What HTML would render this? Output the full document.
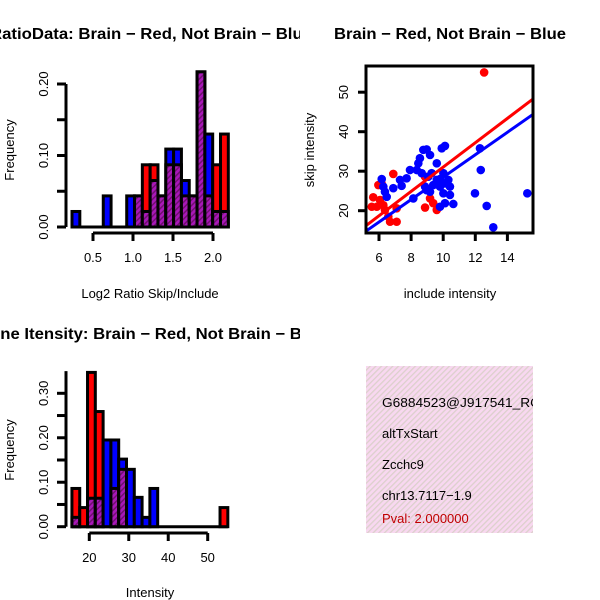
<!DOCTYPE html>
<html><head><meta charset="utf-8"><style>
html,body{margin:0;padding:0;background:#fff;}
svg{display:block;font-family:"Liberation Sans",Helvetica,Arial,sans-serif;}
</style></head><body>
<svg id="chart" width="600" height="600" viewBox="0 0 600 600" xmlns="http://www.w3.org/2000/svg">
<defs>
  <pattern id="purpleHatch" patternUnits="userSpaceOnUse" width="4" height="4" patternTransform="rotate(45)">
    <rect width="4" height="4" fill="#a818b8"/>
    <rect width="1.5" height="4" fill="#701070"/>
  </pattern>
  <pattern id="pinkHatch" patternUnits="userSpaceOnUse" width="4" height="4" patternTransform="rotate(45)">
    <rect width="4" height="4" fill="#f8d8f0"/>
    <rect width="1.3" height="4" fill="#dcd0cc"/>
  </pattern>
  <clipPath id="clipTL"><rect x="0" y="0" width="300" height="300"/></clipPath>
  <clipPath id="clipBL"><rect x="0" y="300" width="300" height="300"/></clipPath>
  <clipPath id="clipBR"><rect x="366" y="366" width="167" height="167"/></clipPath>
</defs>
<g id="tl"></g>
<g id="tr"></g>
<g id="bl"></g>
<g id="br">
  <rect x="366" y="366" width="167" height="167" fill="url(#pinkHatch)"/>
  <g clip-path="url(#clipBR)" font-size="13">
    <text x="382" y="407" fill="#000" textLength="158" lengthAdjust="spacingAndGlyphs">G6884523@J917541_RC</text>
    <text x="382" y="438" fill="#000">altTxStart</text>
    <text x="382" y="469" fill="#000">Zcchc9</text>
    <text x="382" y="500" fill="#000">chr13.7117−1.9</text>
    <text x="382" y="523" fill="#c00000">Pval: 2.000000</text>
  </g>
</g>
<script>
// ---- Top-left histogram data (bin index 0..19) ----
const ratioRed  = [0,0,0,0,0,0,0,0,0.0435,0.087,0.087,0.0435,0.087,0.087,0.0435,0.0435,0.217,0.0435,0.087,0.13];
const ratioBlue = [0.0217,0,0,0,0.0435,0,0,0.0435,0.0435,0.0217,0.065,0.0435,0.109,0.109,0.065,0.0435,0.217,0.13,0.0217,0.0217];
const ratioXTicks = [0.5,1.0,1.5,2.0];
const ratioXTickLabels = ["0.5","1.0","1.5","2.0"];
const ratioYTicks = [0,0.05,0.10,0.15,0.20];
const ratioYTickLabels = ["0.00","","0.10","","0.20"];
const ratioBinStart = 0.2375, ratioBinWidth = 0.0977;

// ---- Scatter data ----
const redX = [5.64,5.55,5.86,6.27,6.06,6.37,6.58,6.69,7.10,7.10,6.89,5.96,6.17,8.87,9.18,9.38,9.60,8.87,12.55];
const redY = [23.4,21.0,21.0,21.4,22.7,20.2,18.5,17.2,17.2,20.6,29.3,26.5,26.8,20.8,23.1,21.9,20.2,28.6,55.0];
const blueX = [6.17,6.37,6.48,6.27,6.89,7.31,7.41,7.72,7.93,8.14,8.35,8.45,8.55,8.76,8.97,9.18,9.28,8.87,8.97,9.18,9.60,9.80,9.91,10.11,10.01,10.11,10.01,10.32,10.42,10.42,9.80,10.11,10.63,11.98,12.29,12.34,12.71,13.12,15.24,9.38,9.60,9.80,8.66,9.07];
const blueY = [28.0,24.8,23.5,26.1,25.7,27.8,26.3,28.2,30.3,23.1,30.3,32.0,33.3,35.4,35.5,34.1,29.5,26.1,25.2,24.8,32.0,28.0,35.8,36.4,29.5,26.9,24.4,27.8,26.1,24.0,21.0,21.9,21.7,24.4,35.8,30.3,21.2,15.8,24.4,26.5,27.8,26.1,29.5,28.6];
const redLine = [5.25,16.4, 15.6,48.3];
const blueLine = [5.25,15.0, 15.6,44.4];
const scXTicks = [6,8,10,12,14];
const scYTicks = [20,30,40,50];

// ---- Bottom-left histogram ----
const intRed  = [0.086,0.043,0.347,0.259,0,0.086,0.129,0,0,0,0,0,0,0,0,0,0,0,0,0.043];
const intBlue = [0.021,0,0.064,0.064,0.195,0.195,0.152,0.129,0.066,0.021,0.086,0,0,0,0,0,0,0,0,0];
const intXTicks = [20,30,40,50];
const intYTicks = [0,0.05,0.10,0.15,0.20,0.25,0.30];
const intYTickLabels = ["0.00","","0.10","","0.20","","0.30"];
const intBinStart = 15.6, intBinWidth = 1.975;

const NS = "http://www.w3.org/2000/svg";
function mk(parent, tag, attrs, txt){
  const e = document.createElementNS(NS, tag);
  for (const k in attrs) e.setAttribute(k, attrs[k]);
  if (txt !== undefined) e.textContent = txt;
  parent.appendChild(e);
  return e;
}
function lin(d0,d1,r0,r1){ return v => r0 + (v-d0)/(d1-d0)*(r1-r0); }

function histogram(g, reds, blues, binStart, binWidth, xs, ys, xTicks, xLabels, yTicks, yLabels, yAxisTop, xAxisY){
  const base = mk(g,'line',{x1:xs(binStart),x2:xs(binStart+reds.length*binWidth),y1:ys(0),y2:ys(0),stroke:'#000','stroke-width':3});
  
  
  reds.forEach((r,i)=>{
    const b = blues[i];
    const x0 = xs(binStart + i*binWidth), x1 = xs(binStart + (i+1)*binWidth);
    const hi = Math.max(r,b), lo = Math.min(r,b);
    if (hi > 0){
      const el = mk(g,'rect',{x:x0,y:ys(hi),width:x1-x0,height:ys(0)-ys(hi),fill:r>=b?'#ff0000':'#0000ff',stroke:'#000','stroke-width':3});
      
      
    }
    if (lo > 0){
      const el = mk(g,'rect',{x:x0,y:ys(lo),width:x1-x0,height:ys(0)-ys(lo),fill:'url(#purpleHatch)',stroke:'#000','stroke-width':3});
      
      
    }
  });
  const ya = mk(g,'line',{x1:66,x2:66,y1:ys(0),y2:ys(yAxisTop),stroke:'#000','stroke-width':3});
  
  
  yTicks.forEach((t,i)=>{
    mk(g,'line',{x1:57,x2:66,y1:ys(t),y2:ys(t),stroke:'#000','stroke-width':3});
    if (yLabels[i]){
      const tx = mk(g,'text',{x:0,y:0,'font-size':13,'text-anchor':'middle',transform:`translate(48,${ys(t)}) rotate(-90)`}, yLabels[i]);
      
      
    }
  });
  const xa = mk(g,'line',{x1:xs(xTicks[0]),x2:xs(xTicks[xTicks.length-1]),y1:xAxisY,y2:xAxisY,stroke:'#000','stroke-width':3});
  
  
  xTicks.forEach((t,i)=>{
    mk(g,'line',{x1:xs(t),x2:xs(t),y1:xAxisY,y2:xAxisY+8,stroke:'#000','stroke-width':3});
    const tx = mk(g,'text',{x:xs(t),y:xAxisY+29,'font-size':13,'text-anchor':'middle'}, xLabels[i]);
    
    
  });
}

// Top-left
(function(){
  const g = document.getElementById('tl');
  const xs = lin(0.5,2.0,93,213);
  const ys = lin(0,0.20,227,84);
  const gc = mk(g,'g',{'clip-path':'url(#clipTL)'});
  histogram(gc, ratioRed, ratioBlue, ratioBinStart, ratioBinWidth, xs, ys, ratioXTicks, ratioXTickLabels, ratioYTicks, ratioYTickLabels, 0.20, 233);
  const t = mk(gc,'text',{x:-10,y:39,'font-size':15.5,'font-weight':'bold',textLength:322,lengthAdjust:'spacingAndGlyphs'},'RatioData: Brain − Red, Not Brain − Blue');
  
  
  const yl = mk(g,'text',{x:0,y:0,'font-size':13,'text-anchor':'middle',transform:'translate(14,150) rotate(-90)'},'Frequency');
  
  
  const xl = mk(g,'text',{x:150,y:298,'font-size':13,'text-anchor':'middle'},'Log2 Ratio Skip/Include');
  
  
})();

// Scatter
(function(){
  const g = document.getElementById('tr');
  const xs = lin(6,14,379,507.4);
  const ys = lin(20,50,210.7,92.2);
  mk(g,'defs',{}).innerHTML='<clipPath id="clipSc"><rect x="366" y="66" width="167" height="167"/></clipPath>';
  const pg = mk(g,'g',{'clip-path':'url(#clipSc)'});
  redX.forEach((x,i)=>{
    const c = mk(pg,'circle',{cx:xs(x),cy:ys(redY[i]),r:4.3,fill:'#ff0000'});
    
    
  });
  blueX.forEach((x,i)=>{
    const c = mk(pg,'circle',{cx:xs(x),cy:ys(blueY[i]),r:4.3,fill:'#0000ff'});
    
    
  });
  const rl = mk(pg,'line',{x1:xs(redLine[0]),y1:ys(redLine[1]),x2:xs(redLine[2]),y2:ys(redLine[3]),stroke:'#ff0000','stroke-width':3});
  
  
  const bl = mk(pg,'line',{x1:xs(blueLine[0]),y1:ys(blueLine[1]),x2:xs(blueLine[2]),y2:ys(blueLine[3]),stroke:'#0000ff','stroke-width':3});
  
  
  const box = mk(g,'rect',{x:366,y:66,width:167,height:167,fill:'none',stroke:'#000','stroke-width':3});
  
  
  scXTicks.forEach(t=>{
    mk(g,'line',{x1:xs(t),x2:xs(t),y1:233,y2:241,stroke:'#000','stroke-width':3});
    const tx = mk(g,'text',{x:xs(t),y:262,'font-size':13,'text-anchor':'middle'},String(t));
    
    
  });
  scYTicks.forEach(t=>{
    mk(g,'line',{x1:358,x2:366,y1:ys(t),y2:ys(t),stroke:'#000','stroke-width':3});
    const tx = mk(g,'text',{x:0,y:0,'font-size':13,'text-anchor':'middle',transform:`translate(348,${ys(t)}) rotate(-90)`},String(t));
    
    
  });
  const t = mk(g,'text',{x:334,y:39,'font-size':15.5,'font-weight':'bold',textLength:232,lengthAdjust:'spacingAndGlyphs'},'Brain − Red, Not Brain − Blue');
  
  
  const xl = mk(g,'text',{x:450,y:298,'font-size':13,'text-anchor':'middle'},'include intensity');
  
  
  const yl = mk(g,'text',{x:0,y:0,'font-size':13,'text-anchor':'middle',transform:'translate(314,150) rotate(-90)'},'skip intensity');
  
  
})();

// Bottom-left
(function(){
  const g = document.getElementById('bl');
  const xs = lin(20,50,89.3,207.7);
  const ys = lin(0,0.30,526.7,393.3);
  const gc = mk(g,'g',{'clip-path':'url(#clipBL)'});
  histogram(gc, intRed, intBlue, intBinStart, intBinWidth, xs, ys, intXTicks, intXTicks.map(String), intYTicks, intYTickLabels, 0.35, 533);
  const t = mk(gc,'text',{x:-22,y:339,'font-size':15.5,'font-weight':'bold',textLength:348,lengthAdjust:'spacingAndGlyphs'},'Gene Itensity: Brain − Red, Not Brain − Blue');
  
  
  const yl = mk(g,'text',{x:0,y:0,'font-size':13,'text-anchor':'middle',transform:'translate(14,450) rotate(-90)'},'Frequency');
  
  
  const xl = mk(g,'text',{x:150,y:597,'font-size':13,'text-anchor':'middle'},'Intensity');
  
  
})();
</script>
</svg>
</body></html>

* AIM OF THE EXERCISE *
Copy out every line of the listing that contains the string "document".

* ANSWER *
What HTML would render this? Output the full document.
  const e = document.createElementNS(NS, tag);
  const g = document.getElementById('tl');
  const g = document.getElementById('tr');
  const g = document.getElementById('bl');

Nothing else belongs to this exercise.